Photography: a Time-based Medium
In my previous research on the photographic surface, one of my central arguments is that, through the many stages and encounters a photowork passes through – from its initiation, via exposure and development, to its ongoing existence in the world – it is continually registering the passage of time. The famous ability of a photograph to show that has been – Roland Barthes’s well-known noeme of photography, the ça a été – has often been associated with the photographed moment in the past. But this has-been is also present as accumulated visual traces: the artist’s gestures, various image devices and carriers, or chemical interactions that manifest throughout a photowork’s lifespan.
                Once again, the chemical photographic process illustrates this ongoing transformation most clearly. After the initial moment(s) of image creation, it is important to understand that the analogue chemical photograph remains in a process of becoming rather than settling into a fixed state of being – as its digital counterpart tends to do. The appearance of any given chemical photograph is likely to change over time.
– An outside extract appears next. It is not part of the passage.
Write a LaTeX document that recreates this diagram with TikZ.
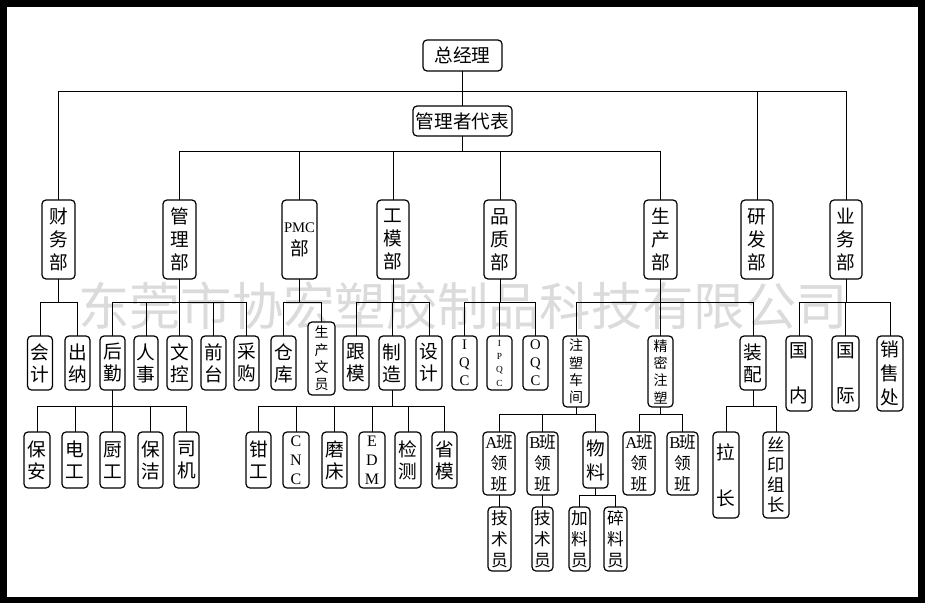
\documentclass[tikz,border=0pt]{standalone}
\usepackage{fontspec}
\setmainfont{Liberation Serif}
\newfontfamily\cjk{Noto Sans CJK SC}
\newcommand{\lat}[1]{{\rmfamily\fontsize{11}{17.25}\selectfont #1}}
\newcommand{\bx}[7]{\node[bx,#2,minimum width=#3*0.75pt,minimum height=#4*0.75pt] (#1) at (#5,#6) {#7};}
\newcommand{\grp}[5]{%
  \draw[ln] (#1.south) -- (#1.south |- 0,#2);
  \draw[ln] (#3.north |- 0,#2) -- (#4.north |- 0,#2);
  \foreach \ch in {#5} {\draw[ln] (\ch.north) -- (\ch.north |- 0,#2);}
}
\tikzset{
  bx/.style={draw, line width=0.9pt, rounded corners=3pt, fill=white, inner sep=0pt, align=center},
  ln/.style={line width=0.75pt, line cap=rect},
  fT/.style={font=\cjk\fontsize{14}{17}\selectfont},
  fA/.style={font=\cjk\fontsize{14}{17.25}\selectfont},
  fB/.style={font=\cjk\fontsize{14}{16.5}\selectfont},
  fE/.style={font=\cjk\fontsize{14}{18}\selectfont},
  fC/.style={font=\cjk\fontsize{10.5}{13}\selectfont},
  fD/.style={font=\cjk\fontsize{12.5}{15.75}\selectfont},
  fG/.style={font=\cjk\fontsize{13}{15}\selectfont},
  fL/.style={font=\rmfamily\fontsize{11}{13.5}\selectfont},
  fS/.style={font=\rmfamily\fontsize{7}{10}\selectfont},
  fM/.style={font=\rmfamily\fontsize{12}{14.25}\selectfont},
  wm/.style={font=\cjk\fontsize{38.5}{40}\selectfont, text=black!14, inner sep=0pt},
}
\begin{document}
\begin{tikzpicture}[x=0.75pt,y=-0.75pt]
\useasboundingbox (0,0) rectangle (925,603);
\fill[black] (0,0) rectangle (925,603);
\fill[white] (7,7) rectangle (918,597);
\node[wm] (wm) at (463,306) {东莞市协宏塑胶制品科技有限公司};
% level 0/1
\bx{zjl}{fT}{79}{31}{462.5}{55.5}{总经理}
\bx{glz}{fT}{99}{30}{462.5}{121}{管理者代表}
% level 2
\bx{cw}{fA}{33}{79}{58.5}{239.5}{财\\务\\部}
\bx{glb}{fA}{33}{79}{179.5}{239.5}{管\\理\\部}
\bx{pmc}{fA}{35}{79}{299.5}{239.5}{\lat{PMC}\\部}
\bx{gm}{fA}{32}{79}{393}{239.5}{工\\模\\部}
\bx{pz}{fA}{32}{79}{500}{239.5}{品\\质\\部}
\bx{sc}{fA}{33}{79}{660.5}{239.5}{生\\产\\部}
\bx{yf}{fA}{32}{79}{757}{239.5}{研\\发\\部}
\bx{yw}{fA}{32}{79}{846}{239.5}{业\\务\\部}
% level 3
\bx{kj}{fB}{25}{54}{40}{363}{会\\计}
\bx{cn}{fB}{25}{54}{77.5}{363}{出\\纳}
\bx{hq}{fB}{25}{54}{112.5}{363}{后\\勤}
\bx{rs}{fB}{24}{54}{146}{363}{人\\事}
\bx{wk}{fB}{25}{54}{179.5}{363}{文\\控}
\bx{qt}{fB}{25}{54}{213.5}{363}{前\\台}
\bx{cg}{fB}{25}{54}{246.5}{363}{采\\购}
\bx{ck}{fB}{25}{54}{283.5}{363}{仓\\库}
\bx{scwy}{fC}{27}{73}{321.5}{358.5}{生\\产\\文\\员}
\bx{gmo}{fB}{26}{54}{356}{363}{跟\\模}
\bx{zz}{fB}{26}{54}{392}{363}{制\\造}
\bx{sj}{fB}{26}{54}{429}{363}{设\\计}
\bx{iqc}{fL}{25}{54}{464.5}{363}{I\\Q\\C}
\bx{ipqc}{fS}{25}{54}{499.5}{363}{I\\P\\Q\\C}
\bx{oqc}{fL}{25}{54}{535.5}{363}{O\\Q\\C}
\bx{zscj}{fC}{26}{71}{576}{371.5}{注\\塑\\车\\间}
\bx{jmzs}{fC}{25}{71}{660.5}{371.5}{精\\密\\注\\塑}
\bx{zp}{fB}{26}{54}{753}{363}{装\\配}
\bx{gn}{fB}{26}{75}{799}{373.5}{国\\[16.9pt]内}
\bx{gj}{fB}{27}{75}{845.5}{373.5}{国\\[16.9pt]际}
\bx{xsc}{fE}{26}{75}{890}{373.5}{销\\售\\处}
% level 4
\bx{ba}{fB}{26}{56}{37}{460}{保\\安}
\bx{dg}{fB}{26}{56}{75}{460}{电\\工}
\bx{cgo}{fB}{25}{56}{112.5}{460}{厨\\工}
\bx{bj}{fB}{25}{56}{150.5}{460}{保\\洁}
\bx{sj2}{fB}{25}{56}{186.5}{460}{司\\机}
\bx{qg}{fB}{25}{56}{258.5}{460}{钳\\工}
\bx{cnc}{fM}{26}{56}{296}{460}{C\\N\\C}
\bx{mc}{fB}{25}{56}{334.5}{460}{磨\\床}
\bx{edm}{fM}{26}{56}{372}{460}{E\\D\\M}
\bx{jc}{fB}{26}{56}{408}{460}{检\\测}
\bx{sm}{fB}{25}{56}{444.5}{460}{省\\模}
\bx{a1}{fD}{32}{63}{499}{463.5}{{\rmfamily A}\kern-1pt 班\\领\\班}
\bx{b1}{fD}{31}{63}{542.5}{463.5}{{\rmfamily B}\kern-1pt 班\\领\\班}
\bx{wl}{fE}{25}{56}{595.5}{460}{物\\料}
\bx{a2}{fD}{32}{63}{639}{463.5}{{\rmfamily A}\kern-1pt 班\\领\\班}
\bx{b2}{fD}{31}{63}{682.5}{463.5}{{\rmfamily B}\kern-1pt 班\\领\\班}
\bx{lz}{fB}{26}{86}{726}{475}{拉\\[18pt]长}
\bx{sy}{fG}{26}{86}{776}{475}{丝\\印\\组\\长}
% level 5
\bx{js1}{fD}{23}{64}{499.5}{539}{技\\术\\员}
\bx{js2}{fD}{21}{64}{542.5}{539}{技\\术\\员}
\bx{jly}{fD}{21}{64}{579.5}{539}{加\\料\\员}
\bx{sly}{fD}{23}{64}{615.5}{539}{碎\\料\\员}
% connectors
\draw[ln] (zjl.south) -- (glz.north);
\draw[ln] (cw.north |- 0,91) -- (yw.north |- 0,91);
\foreach \ch in {cw,yf,yw} {\draw[ln] (\ch.north) -- (\ch.north |- 0,91);}
\grp{glz}{151}{glb}{sc}{glb,pmc,gm,pz,sc}
\grp{cw}{302}{kj}{cn}{kj,cn}
\grp{glb}{302}{hq}{cg}{hq,rs,wk,qt,cg}
\grp{pmc}{302}{ck}{scwy}{ck,scwy}
\grp{gm}{302}{gmo}{sj}{gmo,zz,sj}
\grp{pz}{302}{iqc}{oqc}{iqc,ipqc,oqc}
\grp{sc}{302}{zscj}{zp}{zscj,jmzs,zp}
\grp{yw}{302}{gn}{xsc}{gn,gj,xsc}
\grp{hq}{406}{ba}{sj2}{ba,dg,cgo,bj,sj2}
\grp{zz}{406}{qg}{sm}{qg,cnc,mc,edm,jc,sm}
\grp{zscj}{414}{a1}{wl}{a1,b1,wl}
\grp{jmzs}{414}{a2}{b2}{a2,b2}
\grp{zp}{406}{lz}{sy}{lz,sy}
\grp{wl}{495}{jly}{sly}{jly,sly}
\draw[ln] (a1.south) -- (a1.south |- js1.north);
\draw[ln] (b1.south) -- (b1.south |- js2.north);
\end{tikzpicture}
\end{document}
Its lifespan manifests itself both materially and visually. Consider the coloured photographs of yourself or your (grand)parents, the yellowed historical photographs passed down through generations, or the bleached colour photoworks from the 1960s onwards. There is, on the one hand, the short-term chemical reaction that occurs when light strikes the negative film or sensitized paper. On the other hand, there are long-term chemical processes shaped by the evolving material conditions of the photograph over time. It is precisely this processual characteristic that makes analogue photography, in essence, a time-based medium – even if it is not officially classified under the category of time-based art and media.
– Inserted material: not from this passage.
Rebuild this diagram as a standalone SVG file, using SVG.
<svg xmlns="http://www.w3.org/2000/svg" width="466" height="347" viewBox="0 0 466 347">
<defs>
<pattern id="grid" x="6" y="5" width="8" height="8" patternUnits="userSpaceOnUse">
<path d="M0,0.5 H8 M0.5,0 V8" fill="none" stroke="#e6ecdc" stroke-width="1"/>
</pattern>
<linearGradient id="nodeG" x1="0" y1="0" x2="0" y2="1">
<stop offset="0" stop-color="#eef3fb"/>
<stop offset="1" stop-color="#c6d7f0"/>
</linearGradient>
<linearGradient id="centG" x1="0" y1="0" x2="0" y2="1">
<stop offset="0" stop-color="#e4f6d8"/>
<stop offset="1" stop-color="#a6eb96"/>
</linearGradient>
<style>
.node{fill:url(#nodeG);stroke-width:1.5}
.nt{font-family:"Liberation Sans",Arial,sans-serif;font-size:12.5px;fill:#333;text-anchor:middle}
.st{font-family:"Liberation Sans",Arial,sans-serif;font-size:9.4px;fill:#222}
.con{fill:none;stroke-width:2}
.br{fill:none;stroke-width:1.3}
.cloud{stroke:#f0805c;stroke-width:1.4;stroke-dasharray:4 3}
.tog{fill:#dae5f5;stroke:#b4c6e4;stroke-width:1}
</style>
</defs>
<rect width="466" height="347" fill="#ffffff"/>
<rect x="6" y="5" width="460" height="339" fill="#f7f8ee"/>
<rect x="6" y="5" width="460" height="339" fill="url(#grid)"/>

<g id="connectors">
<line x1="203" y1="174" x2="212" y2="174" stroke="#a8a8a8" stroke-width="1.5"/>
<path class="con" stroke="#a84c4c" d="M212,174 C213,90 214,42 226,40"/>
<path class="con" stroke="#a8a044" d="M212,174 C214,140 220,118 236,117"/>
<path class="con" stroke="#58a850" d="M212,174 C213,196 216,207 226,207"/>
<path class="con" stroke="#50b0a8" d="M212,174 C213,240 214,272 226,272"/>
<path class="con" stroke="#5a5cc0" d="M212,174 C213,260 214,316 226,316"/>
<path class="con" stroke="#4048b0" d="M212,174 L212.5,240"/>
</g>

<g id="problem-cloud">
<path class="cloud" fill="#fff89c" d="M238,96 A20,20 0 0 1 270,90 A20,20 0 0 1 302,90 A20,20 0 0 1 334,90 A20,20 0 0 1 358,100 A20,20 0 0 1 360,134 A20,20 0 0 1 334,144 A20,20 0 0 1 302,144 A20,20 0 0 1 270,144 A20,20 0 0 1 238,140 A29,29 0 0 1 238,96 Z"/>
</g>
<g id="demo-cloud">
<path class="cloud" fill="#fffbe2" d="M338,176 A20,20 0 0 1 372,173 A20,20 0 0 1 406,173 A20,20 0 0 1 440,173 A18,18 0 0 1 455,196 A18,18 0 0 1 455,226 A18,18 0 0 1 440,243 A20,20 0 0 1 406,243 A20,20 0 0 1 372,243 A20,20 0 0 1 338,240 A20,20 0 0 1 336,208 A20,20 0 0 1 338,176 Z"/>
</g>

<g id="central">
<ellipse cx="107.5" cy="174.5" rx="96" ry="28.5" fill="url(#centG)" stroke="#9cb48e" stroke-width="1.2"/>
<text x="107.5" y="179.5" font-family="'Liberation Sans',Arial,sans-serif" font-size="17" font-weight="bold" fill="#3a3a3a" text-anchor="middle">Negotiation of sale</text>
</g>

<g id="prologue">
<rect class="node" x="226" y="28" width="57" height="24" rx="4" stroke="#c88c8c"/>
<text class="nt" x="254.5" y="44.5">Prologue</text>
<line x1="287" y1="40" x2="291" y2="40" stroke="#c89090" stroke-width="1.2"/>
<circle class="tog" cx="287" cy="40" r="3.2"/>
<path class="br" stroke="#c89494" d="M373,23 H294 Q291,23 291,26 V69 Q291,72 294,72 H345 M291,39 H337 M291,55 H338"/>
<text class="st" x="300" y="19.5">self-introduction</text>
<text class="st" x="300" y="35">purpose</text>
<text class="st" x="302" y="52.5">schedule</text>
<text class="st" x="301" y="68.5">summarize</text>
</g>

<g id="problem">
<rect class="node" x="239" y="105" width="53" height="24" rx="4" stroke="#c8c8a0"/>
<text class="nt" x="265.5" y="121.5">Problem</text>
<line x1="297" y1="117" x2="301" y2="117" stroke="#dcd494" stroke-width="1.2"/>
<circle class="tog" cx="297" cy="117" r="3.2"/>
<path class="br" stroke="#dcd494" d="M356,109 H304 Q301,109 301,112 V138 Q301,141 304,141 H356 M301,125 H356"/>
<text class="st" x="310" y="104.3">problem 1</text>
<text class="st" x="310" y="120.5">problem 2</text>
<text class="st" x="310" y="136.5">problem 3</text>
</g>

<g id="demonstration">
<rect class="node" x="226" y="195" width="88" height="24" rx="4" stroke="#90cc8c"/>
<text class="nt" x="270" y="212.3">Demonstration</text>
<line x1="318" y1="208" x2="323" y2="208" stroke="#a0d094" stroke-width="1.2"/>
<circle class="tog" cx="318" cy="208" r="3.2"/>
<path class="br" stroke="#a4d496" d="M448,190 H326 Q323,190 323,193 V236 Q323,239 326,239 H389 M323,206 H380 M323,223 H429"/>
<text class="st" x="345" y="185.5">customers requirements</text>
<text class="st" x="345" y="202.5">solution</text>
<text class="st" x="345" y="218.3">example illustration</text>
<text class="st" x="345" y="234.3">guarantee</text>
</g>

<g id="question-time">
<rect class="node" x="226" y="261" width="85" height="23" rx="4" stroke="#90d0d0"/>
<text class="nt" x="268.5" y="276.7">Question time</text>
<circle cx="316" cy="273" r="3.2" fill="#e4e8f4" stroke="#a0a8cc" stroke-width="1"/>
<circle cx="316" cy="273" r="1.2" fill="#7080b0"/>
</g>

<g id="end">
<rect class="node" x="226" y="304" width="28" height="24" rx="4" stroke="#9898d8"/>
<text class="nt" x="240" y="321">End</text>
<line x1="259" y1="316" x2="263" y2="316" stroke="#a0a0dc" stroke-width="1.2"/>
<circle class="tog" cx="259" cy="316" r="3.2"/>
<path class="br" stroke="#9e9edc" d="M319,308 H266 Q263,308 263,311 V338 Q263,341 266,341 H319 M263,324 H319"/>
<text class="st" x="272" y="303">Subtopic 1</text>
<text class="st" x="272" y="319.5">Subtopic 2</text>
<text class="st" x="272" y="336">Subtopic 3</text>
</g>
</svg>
Seeking Deep Time in Photos
The long-term development of the photograph underlines the fact that it performs the image, rather than merely being what it depicts. A continual motion springs from this processual characteristic, and that motion lingers in the – for the present – static appearance of photographic objects. Their passing is barely perceivable, as any time we experience them, they appear fragmented, like snapshots of snapshots. To illustrate what I mean, I would like to invoke a description of the temporality of landscape by Tim Ingold, from The Perception of the Environment:
[…] what appears to us as the fixed forms of the landscape, passive and unchanging unless acted upon from outside, are themselves in motion, albeit on a scale immeasurably slower and more majestic than that on which our own activities are conducted. Imagine a film of the landscape, shot over years, centuries, even millennia.
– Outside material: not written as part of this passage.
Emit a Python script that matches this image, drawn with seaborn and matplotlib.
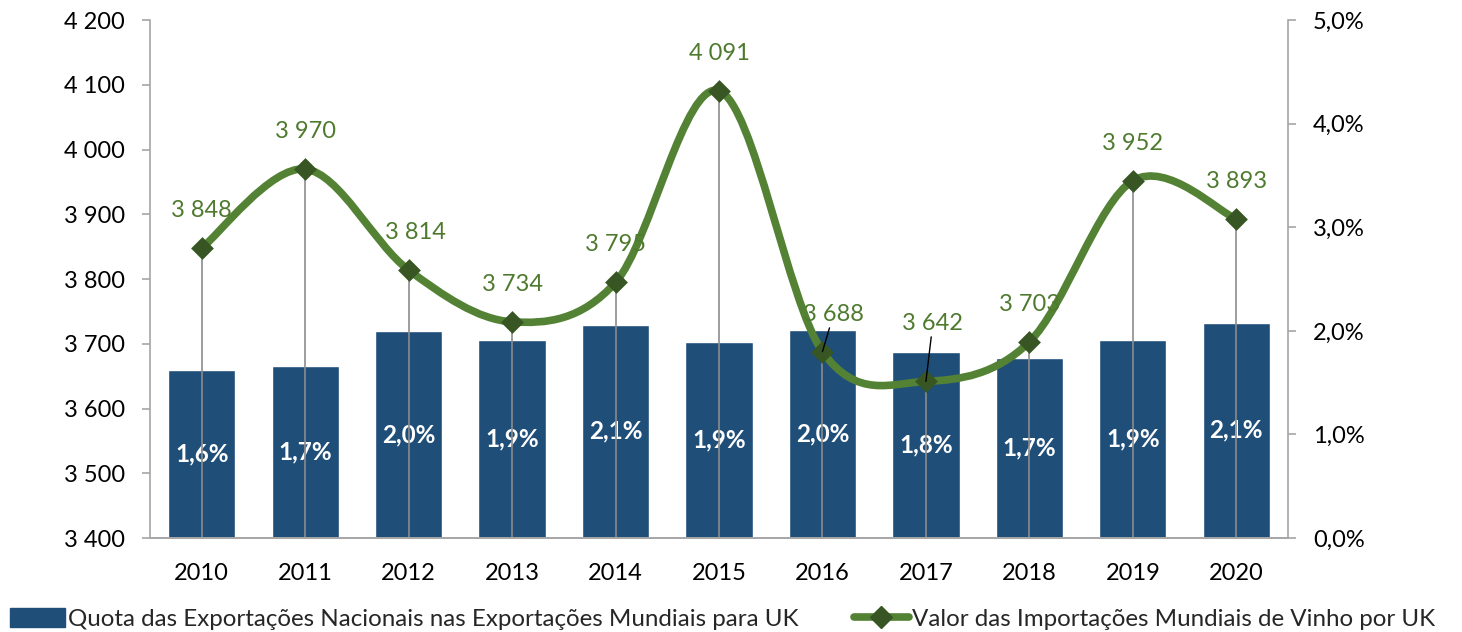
import numpy as np
import matplotlib
matplotlib.use('Agg')
import matplotlib.pyplot as plt
import seaborn as sns
from matplotlib.path import Path
from matplotlib.patches import PathPatch, Patch
from matplotlib.lines import Line2D
from matplotlib.ticker import FuncFormatter, MultipleLocator, FixedLocator

# =============================================================================
# DADOS
# =============================================================================
anos = ['2010', '2011', '2012', '2013', '2014', '2015', '2016', '2017', '2018', '2019', '2020']
quota = [1.62, 1.66, 2.00, 1.91, 2.06, 1.89, 2.01, 1.80, 1.74, 1.91, 2.08]
quota_labels = ['1,6%', '1,7%', '2,0%', '1,9%', '2,1%', '1,9%', '2,0%', '1,8%', '1,7%', '1,9%', '2,1%']
importacoes = [3848, 3970, 3814, 3734, 3795, 4091, 3688, 3642, 3703, 3952, 3893]

nome_quota = 'Quota das Exportações Nacionais nas Exportações Mundiais para UK'
nome_import = 'Valor das Importações Mundiais de Vinho por UK'

AZUL = '#1F4E79'
VERDE = '#548235'
VERDE_ESCURO = '#375623'
VERDE_TEXTO = '#4E7A2E'
CINZA = '#A6A6A6'

# =============================================================================
# FIGURA
# =============================================================================
sns.set_theme(style='white')
plt.rcParams['font.family'] = ['Lato', 'DejaVu Sans']
FS = 17

fig = plt.figure(figsize=(14.62, 6.32), dpi=100)
ax = fig.add_axes([0.1026, 0.1487, 0.7784, 0.8193])
ax2 = ax.twinx()

# barras (eixo direito, %)
x = np.arange(len(anos))
sns.barplot(x=anos, y=quota, ax=ax2, color=AZUL, saturation=1, width=0.65)
ax2.bar_label(ax2.containers[0], labels=quota_labels, label_type='center',
              color='white', fontweight='bold', fontsize=FS + 0.5)

# linha suavizada (eixo esquerdo)
ax.set_zorder(ax2.get_zorder() + 1)
ax.patch.set_visible(False)

ax.vlines(x, 3400, importacoes, color='#8C8C8C', linewidth=1.2, zorder=2)

pts = np.column_stack([x, importacoes]).astype(float)
verts = [pts[0]]
codes = [Path.MOVETO]
for i in range(len(pts) - 1):
    p0 = pts[max(i - 1, 0)]
    p1 = pts[i]
    p2 = pts[i + 1]
    p3 = pts[min(i + 2, len(pts) - 1)]
    verts += [p1 + (p2 - p0) / 6, p2 - (p3 - p1) / 6, p2]
    codes += [Path.CURVE4] * 3
ax.add_patch(PathPatch(Path(verts, codes), facecolor='none', edgecolor=VERDE,
                       linewidth=5.5, capstyle='round', joinstyle='round', zorder=3))

sns.scatterplot(x=x, y=importacoes, ax=ax, marker='D', s=135, color=VERDE_ESCURO,
                edgecolor=VERDE_ESCURO, linewidth=0, zorder=4)

# rótulos da linha
offsets = {2: (5, 27), 6: (8, 27), 7: (5, 42)}
for i, v in enumerate(importacoes):
    dx, dy = offsets.get(i, (0, 27))
    txt = f'{v:,}'.replace(',', ' ')
    if i in (6, 7):
        ax.annotate(txt, (i, v), xytext=(dx, dy), textcoords='offset points',
                    ha='center', va='center', fontsize=FS, color=VERDE_TEXTO, zorder=5,
                    arrowprops=dict(arrowstyle='-', color='black', lw=1,
                                    shrinkA=0, shrinkB=0))
    else:
        ax.annotate(txt, (i, v), xytext=(dx, dy), textcoords='offset points',
                    ha='center', va='center', fontsize=FS, color=VERDE_TEXTO, zorder=5)

# =============================================================================
# EIXOS
# =============================================================================
ax.set_ylim(3400, 4200)
ax.yaxis.set_major_locator(MultipleLocator(100))
ax.yaxis.set_major_formatter(FuncFormatter(lambda v, p: f'{v:,.0f}'.replace(',', ' ')))
ax2.set_ylim(0, 5)
ax2.yaxis.set_major_locator(MultipleLocator(1))
ax2.yaxis.set_major_formatter(FuncFormatter(lambda v, p: f'{v:.1f}%'.replace('.', ',')))
ax2.set_ylabel('')

ax.set_xlim(-0.5, len(anos) - 0.5)
ax.set_xticks(x)
ax.set_xticklabels(anos)
ax.xaxis.set_minor_locator(FixedLocator(np.arange(0.5, len(anos) - 0.5, 1)))

ax.tick_params(axis='x', which='major', length=0, pad=18, labelsize=FS, labelcolor='black')
ax.tick_params(axis='x', which='minor', length=8, width=1.2, color=CINZA, direction='out')
ax.tick_params(axis='y', length=6, width=1.2, color=CINZA, direction='out', pad=12,
               labelsize=FS, labelcolor='black')
ax2.tick_params(axis='y', length=6, width=1.2, color=CINZA, direction='out', pad=12,
                labelsize=FS, labelcolor='black')
ax2.tick_params(axis='x', length=0)

for a in (ax, ax2):
    a.spines['top'].set_visible(False)
    for s in ('left', 'right', 'bottom'):
        a.spines[s].set_color(CINZA)
        a.spines[s].set_linewidth(1.2)
ax.spines['right'].set_visible(False)
ax2.spines['left'].set_visible(False)
ax.grid(False)
ax2.grid(False)

# =============================================================================
# LEGENDA
# =============================================================================
handles = [Patch(facecolor=AZUL, edgecolor=AZUL),
           Line2D([], [], color=VERDE, linewidth=5.5, marker='D', markersize=11.5,
                  markerfacecolor=VERDE_ESCURO, markeredgecolor=VERDE_ESCURO)]
fig.legend(handles, [nome_quota, nome_import], loc='lower left',
           bbox_to_anchor=(8 / 1462, 0.0), ncol=2, frameon=False, fontsize=17.4,
           handlelength=2.26, handleheight=0.85, handletextpad=0.12, columnspacing=2.3,
           borderaxespad=0, borderpad=0.1)

fig.savefig('out.png', dpi=100)
plt.close(fig)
The pace of a changing landscape may seem incomparable to the photograph’s temporal rhythm, yet it reveals the shortfall of human perception when attempting to track long-term transformations. If we were to speed up a film recording of a photowork’s full life cycle – from the moment of development to its distant future in exhibitions, archives, or storage spaces – passing through the transformative movements of appearing and fading, we would witness how dynamic the photowork truly is.
                The only transition in a photograph that can be witnessed by our naked eye is the moment when the latent image begins to emerge in the developer bath in the darkroom or when we wave with a developing Polaroid in our hands. Rising slowly from the blank surface of the exposed support, this is the most visible gesture of the passage of time in a photograph. Drawing on the logic of photographs’ development as a form of photographic knowledge, Dionne Lee considers her darkroom practice a mode of research – one that explores both the geologic record and the technology of photography. Speaking of deep time in photography, Lee draws a kinship between the fossilized remnants of ancient plants and photographic processes. To her, fossils are nature’s own form of self-documentation, fixed in the original medium – rock – the deep time photographs outside any human scale.

Performing Time
The performative nature of a photowork is not only manifested on the majestic scale of its lifetime – stretching across centuries – or in the brief moment the image emerges in the developer, but also in the way it intervenes spatially within the physical exhibition space, as seen in many of Lebohang Kganye’s installations or even Szilvia Bolla’s sculptures. The photoworks that stand or lie within Arter’s space – more so than those displayed on walls – draw us in differently. As (photo)objects, they more prominently elicit new movements from us visitors, and are enacted within a performative context. In his writings on contemporary dance and social criticism, Flemish cultural sociologist Rudi Laermans has developed an expanded concept of choreography. Freed from its narrow association with dance and bodily movement, in his conception, artefacts also become performers. Performances, then, combine installations, human and non-human movements, and both material and immaterial elements. The shared foundation of these choreographies is always space. Laermans thus describes choreography in broad terms as “the space in which dance is written”.
                Time appears to be entangled within the parameters of space. Any performative element shaping the photographic meantime is ‘written in space’. One artistic position stands out in this context: Ege Kanar exposes photochemical paper to online videos of musical performances, looping them on a screen. The performance is thus inscribed into the emulsion, which holds the transformed, exposed silver particles. The physical place of the light-sensitive photographic surface ‘records’ the passage of time during the performance – and with it, the expressions of the musician in motion.

Space & Time: Die Fuge
Looking for time in photographs automatically draws us into the many spaces they travel through, inhabit, or relate to. Barbara Hooper, a human geographer who explores photography’s relation to place and space, argues in her contribution to the edited volume Take Place: Photography and Place from Multiple Perspectives (2009) that matter, time, and space are always inextricably connected. What we habitually call time and space, she suggests, is rather “formed matter spaced/timed into being”. Photoworks should be understood in their transition through multiple stages and spaces – interacting and acting, and thereby also transforming as part of their nature, while accumulating layers of time. Hooper beautifully encapsulates this idea:
The photograph itself […] both gathers together and disperses the event photographed, the photographer, and all subsequent spectators into a single becoming. […] We are now unable to say, with certainty, where and when the photograph begins and ends, who and what acted, who and what were acted upon.

There is a concept and word I hold dear, with which I would like to conclude our exploration of the dimensions of time in photography and of the exhibited works curated by Oğuz Karakütük. It refers to both a spatial and a temporal phenomenon: die Fuge. This German word denotes both the compositional form of the fugue in classical music and the narrow gap in between two panels or tiles. The dual meaning of die Fuge – on one hand, a physical, intimate in-between space found in our homes, and on the other, a musical composition in which a short phrase (the subject) is introduced in one voice and then imitated by others in succession – informs my own curatorial approach to well-composed, complex group exhibitions. It is the curatorial vision that ‘joints’ the photoworks in space: die Fugen zwischen den Werken (translated as “the gaps between the artworks”), resulting in an interwoven texture shaped by the (musical) motif in different manifestations.
                Considering the exhibition I need more time as a physical fugue we have been listening to all along, we have encountered the subject of time iterating through many different artistic voices from around the world, leaving us with a true Art of the Fugue in both time and space.